-- START OF Available data --

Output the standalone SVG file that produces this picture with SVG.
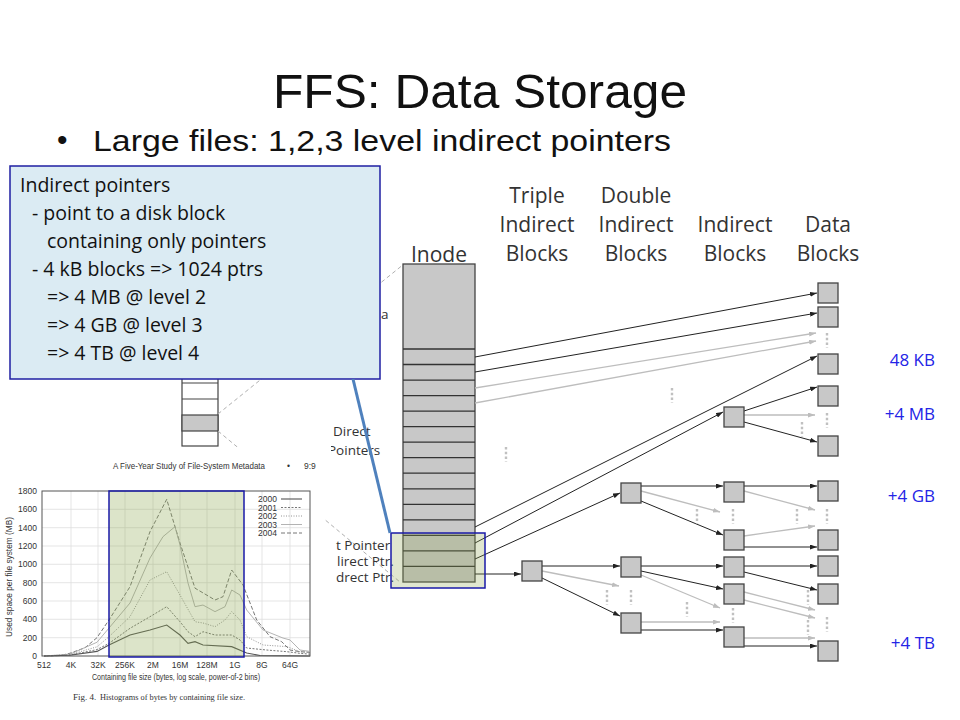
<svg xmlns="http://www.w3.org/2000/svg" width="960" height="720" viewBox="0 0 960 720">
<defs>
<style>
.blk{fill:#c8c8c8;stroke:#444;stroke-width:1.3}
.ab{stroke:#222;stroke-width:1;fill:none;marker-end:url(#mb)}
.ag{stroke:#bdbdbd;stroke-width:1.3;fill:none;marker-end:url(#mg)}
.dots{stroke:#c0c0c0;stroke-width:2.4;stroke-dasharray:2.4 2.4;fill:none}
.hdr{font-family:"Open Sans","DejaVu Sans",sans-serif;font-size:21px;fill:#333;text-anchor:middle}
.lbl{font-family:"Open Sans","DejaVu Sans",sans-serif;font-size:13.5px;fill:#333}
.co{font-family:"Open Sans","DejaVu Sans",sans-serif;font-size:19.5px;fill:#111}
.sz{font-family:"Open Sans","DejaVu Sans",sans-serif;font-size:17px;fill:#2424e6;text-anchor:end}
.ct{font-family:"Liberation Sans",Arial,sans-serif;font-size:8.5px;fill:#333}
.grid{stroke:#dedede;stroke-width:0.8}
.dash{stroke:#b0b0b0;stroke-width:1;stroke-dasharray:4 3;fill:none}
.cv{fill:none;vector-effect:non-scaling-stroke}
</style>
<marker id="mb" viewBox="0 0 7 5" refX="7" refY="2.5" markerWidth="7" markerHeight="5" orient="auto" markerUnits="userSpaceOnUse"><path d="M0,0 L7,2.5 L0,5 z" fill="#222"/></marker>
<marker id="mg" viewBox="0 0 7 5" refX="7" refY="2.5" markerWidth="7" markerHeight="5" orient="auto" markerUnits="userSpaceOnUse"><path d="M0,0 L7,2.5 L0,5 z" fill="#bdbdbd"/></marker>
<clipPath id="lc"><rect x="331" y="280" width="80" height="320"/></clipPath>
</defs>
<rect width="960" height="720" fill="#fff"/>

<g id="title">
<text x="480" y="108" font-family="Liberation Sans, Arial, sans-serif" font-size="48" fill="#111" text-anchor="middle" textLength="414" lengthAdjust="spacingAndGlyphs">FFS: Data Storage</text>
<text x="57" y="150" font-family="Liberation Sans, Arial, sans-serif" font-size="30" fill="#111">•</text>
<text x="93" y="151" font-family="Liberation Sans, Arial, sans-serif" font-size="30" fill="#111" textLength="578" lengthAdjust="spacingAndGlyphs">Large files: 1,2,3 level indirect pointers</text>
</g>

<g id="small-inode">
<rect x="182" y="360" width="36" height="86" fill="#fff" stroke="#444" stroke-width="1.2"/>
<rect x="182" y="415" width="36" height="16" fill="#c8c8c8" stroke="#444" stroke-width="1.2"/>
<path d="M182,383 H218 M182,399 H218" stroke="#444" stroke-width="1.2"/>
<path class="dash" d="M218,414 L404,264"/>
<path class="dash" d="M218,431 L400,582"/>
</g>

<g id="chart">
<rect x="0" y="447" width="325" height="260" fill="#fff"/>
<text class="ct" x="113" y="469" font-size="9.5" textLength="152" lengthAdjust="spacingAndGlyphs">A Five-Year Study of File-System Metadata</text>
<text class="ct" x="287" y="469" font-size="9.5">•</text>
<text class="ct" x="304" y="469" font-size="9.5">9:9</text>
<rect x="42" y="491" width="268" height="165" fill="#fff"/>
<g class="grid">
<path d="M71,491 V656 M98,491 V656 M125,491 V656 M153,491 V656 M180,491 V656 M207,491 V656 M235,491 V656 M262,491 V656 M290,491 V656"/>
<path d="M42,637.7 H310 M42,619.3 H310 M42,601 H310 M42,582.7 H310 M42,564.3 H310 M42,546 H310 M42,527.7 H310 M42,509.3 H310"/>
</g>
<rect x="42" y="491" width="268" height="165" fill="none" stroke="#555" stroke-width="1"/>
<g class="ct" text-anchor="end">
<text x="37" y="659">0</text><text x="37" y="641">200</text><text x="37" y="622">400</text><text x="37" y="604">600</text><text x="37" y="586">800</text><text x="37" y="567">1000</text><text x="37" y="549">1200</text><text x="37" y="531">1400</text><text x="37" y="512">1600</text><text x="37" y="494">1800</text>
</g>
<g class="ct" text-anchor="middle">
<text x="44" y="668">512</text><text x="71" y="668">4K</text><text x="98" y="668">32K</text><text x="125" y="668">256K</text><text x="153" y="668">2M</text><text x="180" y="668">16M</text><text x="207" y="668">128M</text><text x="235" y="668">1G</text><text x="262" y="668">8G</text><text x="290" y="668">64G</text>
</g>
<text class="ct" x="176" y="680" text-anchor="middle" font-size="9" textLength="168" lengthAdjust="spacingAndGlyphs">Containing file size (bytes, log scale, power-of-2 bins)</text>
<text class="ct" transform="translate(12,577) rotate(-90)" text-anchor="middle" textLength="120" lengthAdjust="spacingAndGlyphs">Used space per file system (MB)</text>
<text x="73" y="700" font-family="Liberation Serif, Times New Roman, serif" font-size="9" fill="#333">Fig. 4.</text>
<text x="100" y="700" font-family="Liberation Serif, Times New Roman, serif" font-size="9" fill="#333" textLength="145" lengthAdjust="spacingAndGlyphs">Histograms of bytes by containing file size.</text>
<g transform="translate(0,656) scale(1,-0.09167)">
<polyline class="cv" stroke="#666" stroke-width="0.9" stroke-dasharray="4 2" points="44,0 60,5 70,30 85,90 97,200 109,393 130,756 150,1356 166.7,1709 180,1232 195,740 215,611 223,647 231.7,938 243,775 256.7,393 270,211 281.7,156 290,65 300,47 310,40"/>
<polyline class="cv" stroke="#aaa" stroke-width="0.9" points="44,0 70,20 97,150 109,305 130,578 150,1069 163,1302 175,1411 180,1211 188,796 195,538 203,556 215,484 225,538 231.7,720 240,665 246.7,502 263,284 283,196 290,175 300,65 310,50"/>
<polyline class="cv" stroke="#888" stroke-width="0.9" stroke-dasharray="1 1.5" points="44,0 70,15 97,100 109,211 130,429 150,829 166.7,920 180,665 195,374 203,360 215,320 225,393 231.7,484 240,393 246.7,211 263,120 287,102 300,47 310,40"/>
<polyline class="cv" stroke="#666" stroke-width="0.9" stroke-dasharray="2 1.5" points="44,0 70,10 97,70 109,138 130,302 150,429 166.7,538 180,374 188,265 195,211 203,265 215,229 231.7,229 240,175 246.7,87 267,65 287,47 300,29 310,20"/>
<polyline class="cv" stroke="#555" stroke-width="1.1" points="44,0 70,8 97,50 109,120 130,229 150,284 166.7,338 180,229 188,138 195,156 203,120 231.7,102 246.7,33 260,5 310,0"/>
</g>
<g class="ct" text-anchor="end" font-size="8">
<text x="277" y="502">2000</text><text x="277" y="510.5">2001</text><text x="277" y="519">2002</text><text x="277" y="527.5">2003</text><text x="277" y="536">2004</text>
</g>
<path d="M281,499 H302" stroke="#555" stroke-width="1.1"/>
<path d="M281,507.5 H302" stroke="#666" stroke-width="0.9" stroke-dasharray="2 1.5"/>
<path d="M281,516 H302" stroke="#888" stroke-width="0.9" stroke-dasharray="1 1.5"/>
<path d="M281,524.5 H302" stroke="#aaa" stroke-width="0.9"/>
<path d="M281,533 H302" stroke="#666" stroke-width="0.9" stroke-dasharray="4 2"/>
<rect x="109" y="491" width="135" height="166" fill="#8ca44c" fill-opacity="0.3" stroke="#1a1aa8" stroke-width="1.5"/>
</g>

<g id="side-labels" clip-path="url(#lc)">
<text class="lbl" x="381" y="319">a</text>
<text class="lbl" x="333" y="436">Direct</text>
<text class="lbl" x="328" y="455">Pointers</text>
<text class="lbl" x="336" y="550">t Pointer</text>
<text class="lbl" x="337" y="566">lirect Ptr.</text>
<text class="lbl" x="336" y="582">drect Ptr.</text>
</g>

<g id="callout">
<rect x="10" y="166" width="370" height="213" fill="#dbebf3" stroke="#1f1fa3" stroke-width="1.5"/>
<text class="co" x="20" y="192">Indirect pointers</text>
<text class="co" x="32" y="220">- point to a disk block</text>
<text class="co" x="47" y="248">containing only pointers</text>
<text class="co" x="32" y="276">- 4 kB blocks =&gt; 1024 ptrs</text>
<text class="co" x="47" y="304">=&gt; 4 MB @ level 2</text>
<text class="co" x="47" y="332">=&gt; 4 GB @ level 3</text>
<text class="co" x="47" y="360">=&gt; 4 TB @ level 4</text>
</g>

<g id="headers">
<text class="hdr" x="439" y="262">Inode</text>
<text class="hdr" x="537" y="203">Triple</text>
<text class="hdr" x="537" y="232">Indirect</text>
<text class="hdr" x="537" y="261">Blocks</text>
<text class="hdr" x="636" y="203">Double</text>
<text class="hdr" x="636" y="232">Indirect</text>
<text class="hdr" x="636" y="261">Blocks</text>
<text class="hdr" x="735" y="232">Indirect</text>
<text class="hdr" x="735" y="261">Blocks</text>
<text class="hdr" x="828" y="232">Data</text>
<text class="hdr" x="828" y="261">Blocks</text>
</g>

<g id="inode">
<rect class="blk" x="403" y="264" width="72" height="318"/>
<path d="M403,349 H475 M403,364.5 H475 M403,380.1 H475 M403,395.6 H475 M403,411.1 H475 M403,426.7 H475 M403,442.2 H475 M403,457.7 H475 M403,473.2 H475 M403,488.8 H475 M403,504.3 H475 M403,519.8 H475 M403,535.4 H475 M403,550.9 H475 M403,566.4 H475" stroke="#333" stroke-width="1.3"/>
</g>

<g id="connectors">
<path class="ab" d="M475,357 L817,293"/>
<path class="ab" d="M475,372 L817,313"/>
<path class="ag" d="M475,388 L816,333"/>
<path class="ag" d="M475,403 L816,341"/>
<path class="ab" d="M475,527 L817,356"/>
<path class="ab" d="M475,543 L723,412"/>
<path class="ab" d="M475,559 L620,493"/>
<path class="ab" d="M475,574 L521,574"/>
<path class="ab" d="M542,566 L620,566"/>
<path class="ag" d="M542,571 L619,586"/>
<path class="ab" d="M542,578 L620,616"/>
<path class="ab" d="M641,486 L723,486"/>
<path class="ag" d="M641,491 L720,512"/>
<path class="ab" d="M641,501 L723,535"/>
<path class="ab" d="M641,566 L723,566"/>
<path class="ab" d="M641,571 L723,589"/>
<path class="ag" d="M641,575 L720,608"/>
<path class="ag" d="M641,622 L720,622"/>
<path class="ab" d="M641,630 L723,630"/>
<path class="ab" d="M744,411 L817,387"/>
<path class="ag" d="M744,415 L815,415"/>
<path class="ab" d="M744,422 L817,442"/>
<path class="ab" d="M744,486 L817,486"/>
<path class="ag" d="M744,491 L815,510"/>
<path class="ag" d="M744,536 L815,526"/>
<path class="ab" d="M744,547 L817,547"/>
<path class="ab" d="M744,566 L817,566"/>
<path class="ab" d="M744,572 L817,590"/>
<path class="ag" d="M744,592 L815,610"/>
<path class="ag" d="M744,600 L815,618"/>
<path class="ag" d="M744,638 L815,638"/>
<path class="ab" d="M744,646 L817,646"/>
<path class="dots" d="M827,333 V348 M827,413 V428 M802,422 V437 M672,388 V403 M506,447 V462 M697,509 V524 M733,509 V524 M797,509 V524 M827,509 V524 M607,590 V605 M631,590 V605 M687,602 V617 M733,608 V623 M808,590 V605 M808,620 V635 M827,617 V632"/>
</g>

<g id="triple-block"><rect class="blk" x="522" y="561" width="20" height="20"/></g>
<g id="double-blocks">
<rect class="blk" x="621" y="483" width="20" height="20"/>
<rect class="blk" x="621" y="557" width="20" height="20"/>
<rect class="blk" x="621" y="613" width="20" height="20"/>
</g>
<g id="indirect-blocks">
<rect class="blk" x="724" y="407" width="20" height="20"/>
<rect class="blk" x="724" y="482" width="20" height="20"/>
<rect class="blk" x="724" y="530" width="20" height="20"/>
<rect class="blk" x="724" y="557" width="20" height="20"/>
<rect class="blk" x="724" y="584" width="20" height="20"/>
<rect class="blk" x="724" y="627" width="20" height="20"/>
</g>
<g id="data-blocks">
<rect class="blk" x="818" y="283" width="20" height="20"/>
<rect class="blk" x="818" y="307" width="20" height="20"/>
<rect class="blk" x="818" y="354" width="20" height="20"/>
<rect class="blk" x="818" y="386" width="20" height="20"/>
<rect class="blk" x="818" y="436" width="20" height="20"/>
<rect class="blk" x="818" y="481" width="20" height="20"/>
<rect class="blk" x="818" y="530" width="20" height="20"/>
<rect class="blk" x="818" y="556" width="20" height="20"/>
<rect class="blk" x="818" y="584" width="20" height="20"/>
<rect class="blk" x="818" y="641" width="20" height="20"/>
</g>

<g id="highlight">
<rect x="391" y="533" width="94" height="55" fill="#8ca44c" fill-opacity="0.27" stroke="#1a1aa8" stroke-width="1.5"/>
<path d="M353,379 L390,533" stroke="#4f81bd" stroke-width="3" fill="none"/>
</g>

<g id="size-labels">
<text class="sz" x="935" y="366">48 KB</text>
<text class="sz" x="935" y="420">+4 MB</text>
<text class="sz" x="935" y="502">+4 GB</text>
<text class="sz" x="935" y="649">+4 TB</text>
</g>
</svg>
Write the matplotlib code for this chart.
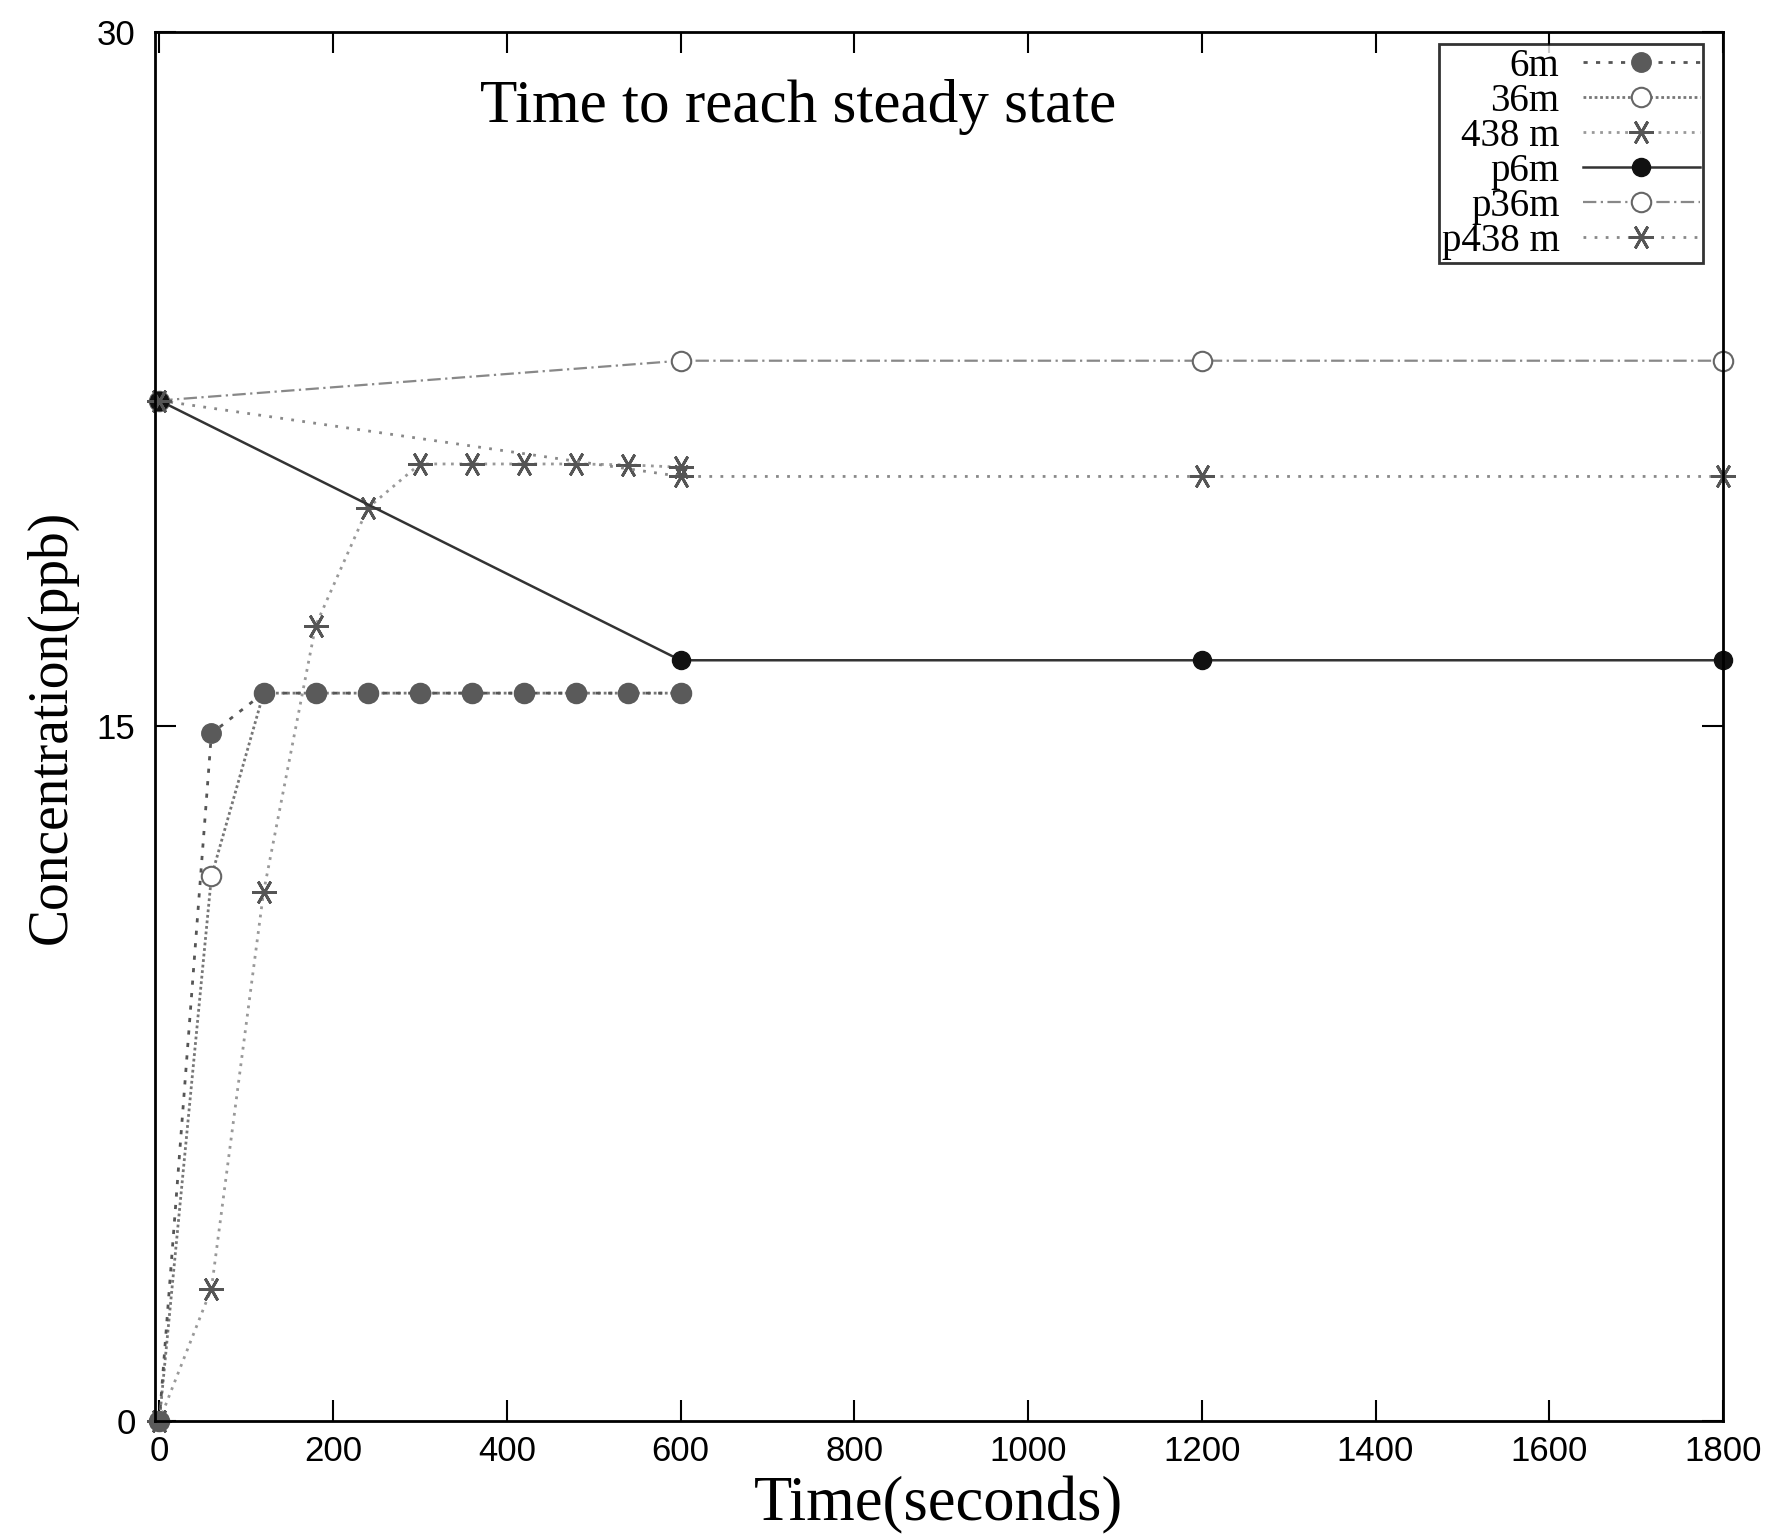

-- END OF Available data --

Wherever the string "this" appears in the entries above, list that line.

Complete output:
Output the standalone SVG file that produces this picture with SVG.
Write the matplotlib code for this chart.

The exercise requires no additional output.